Take the records below from their first line to the line with "plt.rcParams['font.family'] = ['Noto", and restate those lines word for word.

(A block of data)
· · ·

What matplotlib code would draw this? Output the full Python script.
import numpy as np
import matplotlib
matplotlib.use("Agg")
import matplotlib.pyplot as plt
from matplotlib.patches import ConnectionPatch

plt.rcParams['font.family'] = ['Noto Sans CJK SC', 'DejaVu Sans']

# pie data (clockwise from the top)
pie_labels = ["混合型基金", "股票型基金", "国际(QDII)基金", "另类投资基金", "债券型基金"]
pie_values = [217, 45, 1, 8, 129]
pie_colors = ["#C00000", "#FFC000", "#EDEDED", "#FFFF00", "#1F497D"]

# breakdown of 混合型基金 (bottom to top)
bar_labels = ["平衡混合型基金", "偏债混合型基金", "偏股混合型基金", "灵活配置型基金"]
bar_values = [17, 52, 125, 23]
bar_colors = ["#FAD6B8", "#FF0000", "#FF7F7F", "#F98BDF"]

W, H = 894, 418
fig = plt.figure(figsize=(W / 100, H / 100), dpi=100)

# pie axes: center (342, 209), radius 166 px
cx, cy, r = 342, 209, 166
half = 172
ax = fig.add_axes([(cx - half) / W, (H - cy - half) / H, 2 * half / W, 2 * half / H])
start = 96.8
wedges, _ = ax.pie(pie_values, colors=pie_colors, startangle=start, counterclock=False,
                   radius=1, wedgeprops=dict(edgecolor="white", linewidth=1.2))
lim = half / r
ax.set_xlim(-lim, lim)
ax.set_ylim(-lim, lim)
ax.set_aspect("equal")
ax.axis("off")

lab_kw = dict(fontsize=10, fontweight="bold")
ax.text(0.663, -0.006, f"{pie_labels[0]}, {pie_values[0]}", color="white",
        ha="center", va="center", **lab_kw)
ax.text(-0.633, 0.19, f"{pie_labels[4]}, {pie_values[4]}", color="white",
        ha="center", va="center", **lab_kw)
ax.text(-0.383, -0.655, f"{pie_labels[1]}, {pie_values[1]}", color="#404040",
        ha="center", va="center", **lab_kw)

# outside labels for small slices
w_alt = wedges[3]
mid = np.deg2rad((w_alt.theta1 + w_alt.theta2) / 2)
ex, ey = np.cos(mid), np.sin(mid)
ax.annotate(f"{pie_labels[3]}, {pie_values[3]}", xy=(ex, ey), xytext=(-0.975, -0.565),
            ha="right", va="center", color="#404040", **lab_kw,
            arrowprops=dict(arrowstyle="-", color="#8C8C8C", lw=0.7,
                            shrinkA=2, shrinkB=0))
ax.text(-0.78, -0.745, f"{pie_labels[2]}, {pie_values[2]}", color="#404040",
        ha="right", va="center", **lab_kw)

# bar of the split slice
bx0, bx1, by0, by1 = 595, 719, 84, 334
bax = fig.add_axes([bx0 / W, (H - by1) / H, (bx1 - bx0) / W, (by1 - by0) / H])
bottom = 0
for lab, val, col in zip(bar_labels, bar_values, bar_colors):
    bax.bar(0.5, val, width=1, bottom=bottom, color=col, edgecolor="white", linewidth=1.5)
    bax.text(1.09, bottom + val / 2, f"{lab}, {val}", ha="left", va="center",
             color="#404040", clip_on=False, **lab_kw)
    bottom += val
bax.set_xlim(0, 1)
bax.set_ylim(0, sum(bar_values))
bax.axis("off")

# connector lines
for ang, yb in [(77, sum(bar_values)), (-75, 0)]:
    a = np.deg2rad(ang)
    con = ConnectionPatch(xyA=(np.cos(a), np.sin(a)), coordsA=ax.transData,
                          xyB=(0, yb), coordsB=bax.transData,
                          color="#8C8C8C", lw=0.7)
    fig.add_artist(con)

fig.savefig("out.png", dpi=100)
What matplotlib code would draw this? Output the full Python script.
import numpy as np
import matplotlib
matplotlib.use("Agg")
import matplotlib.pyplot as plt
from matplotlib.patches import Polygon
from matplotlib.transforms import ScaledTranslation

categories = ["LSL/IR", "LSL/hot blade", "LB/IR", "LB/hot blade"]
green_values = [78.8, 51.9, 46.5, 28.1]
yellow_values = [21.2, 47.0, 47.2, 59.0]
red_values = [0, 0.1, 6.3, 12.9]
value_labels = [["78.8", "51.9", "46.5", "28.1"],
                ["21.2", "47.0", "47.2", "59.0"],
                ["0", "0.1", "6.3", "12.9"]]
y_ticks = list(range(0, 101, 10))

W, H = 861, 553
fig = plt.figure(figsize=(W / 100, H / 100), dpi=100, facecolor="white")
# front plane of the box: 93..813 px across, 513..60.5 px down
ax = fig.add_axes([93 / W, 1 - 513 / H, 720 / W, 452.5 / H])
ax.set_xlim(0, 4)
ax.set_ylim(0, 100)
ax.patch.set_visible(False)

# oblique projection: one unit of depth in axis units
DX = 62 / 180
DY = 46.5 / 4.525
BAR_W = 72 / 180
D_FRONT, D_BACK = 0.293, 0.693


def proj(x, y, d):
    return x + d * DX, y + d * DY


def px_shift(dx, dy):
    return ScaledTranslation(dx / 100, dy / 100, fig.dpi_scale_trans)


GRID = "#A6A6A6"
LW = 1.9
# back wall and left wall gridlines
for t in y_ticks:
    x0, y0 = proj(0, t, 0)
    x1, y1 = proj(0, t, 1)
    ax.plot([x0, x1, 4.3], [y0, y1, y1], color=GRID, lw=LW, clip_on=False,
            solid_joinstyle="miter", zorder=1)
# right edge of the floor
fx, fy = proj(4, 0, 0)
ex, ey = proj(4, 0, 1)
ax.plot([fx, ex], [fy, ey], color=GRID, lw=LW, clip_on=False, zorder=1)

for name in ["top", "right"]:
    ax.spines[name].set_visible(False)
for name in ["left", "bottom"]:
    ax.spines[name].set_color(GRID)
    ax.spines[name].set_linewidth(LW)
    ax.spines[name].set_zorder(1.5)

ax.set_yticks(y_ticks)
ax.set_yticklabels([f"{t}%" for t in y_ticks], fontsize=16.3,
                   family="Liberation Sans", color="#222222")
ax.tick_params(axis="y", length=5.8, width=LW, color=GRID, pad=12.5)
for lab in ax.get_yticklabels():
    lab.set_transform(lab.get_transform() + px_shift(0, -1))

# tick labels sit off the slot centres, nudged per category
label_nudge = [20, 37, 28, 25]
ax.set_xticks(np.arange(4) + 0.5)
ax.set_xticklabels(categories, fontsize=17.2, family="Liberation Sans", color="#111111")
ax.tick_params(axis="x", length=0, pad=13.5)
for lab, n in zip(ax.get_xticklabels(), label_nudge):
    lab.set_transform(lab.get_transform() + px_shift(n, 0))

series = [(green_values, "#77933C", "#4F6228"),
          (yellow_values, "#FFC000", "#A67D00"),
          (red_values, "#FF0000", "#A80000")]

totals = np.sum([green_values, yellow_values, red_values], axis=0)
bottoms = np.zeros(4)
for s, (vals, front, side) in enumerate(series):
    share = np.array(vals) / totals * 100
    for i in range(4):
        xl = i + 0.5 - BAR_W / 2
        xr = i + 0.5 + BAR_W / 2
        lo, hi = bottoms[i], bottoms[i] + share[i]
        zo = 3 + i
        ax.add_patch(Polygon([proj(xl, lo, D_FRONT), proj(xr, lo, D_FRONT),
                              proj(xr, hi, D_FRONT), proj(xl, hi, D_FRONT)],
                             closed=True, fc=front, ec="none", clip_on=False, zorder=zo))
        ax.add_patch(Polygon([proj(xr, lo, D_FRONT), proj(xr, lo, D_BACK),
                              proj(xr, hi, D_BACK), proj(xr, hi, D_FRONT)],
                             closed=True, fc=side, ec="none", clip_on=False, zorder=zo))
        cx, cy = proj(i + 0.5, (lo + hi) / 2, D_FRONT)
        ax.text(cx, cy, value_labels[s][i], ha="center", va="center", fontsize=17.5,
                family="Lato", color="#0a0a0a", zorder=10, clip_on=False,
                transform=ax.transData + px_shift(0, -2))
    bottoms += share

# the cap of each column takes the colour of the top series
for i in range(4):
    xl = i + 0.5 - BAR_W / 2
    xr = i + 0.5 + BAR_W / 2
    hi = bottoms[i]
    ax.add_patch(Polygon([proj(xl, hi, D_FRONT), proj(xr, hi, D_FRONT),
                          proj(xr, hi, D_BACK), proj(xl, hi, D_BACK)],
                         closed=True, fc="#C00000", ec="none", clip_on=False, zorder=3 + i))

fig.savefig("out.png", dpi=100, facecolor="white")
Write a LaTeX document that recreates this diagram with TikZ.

· · ·

# FINAL ANSWER
What matplotlib code would draw this? Output the full Python script.
import numpy as np
import matplotlib
matplotlib.use("Agg")
import matplotlib.pyplot as plt
from matplotlib.patches import ConnectionPatch

plt.rcParams['font.family'] = ['Noto Sans CJK SC', 'DejaVu Sans']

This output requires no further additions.